• **GOAL OF THE EXERCISE**
Identify each line below containing the string "Write" and copy it.

• **RECORDED DATA**
□ □ □ □ □
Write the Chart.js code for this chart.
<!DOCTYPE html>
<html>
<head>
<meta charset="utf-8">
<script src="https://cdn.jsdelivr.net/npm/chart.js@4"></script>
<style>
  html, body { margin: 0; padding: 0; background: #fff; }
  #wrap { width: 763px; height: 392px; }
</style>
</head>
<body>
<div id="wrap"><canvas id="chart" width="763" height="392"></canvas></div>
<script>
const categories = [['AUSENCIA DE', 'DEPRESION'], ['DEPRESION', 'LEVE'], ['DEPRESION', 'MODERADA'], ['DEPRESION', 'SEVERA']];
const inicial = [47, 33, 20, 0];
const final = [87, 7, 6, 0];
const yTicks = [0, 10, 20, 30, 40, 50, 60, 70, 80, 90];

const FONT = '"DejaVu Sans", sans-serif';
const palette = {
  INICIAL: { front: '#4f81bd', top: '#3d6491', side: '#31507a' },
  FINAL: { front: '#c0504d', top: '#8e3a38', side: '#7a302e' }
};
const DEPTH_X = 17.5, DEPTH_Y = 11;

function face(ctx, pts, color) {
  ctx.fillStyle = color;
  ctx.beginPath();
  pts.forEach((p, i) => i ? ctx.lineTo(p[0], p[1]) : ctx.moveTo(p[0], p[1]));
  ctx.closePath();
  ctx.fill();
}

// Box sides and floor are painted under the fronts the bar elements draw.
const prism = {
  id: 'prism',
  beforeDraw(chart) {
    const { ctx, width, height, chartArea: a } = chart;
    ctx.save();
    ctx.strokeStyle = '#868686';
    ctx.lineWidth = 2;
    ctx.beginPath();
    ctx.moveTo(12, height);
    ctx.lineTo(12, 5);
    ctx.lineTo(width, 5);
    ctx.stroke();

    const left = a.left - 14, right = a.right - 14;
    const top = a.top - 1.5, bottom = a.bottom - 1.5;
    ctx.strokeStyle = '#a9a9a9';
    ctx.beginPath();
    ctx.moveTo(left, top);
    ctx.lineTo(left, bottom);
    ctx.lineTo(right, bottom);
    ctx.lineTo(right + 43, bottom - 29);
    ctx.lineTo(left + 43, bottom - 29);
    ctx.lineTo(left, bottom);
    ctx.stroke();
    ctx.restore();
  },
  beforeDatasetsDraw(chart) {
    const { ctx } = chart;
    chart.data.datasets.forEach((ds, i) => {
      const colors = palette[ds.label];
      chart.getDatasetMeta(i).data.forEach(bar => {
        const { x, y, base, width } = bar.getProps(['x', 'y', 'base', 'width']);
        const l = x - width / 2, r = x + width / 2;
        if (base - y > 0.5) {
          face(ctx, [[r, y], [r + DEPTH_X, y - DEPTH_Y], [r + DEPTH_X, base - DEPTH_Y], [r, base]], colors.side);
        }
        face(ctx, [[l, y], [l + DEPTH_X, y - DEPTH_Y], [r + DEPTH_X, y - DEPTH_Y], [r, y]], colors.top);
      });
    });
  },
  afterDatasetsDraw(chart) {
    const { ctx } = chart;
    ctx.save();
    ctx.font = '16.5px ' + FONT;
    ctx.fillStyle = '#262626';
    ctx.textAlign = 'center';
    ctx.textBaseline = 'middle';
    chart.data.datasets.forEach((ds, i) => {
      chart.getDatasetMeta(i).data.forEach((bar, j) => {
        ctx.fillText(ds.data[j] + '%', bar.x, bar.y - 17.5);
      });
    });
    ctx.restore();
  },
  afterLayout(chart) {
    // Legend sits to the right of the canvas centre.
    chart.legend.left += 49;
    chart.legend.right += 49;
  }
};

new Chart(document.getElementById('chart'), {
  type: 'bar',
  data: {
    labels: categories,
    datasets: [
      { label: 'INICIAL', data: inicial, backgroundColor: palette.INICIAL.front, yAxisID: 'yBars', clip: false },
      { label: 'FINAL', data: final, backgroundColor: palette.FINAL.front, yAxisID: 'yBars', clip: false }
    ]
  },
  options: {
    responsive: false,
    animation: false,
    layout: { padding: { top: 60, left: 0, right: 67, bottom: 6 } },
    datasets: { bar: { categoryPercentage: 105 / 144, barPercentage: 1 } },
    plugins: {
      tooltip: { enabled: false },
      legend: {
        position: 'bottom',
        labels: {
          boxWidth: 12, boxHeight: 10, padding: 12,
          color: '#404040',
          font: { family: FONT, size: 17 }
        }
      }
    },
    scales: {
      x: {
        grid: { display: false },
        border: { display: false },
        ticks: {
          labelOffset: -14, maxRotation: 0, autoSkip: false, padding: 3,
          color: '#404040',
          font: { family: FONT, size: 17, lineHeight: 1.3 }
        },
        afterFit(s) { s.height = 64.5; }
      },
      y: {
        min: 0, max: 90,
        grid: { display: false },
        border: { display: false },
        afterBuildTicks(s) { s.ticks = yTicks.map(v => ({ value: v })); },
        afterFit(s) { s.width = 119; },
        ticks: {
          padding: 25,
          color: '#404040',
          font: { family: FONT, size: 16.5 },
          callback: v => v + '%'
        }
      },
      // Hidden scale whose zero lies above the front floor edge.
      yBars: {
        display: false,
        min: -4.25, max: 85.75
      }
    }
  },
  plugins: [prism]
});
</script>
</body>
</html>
□ □ □ □ □
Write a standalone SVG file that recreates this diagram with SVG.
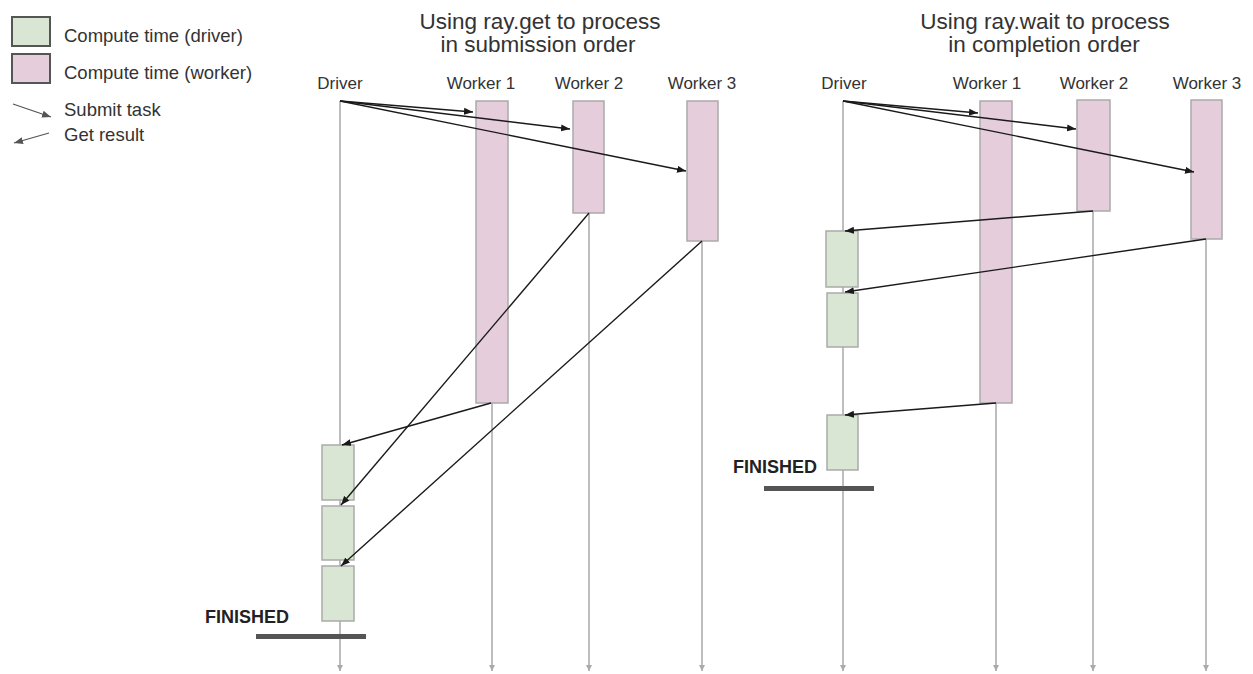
□ □ □ □ □
• **FINAL RESULT**
Write the Chart.js code for this chart.
Write a standalone SVG file that recreates this diagram with SVG.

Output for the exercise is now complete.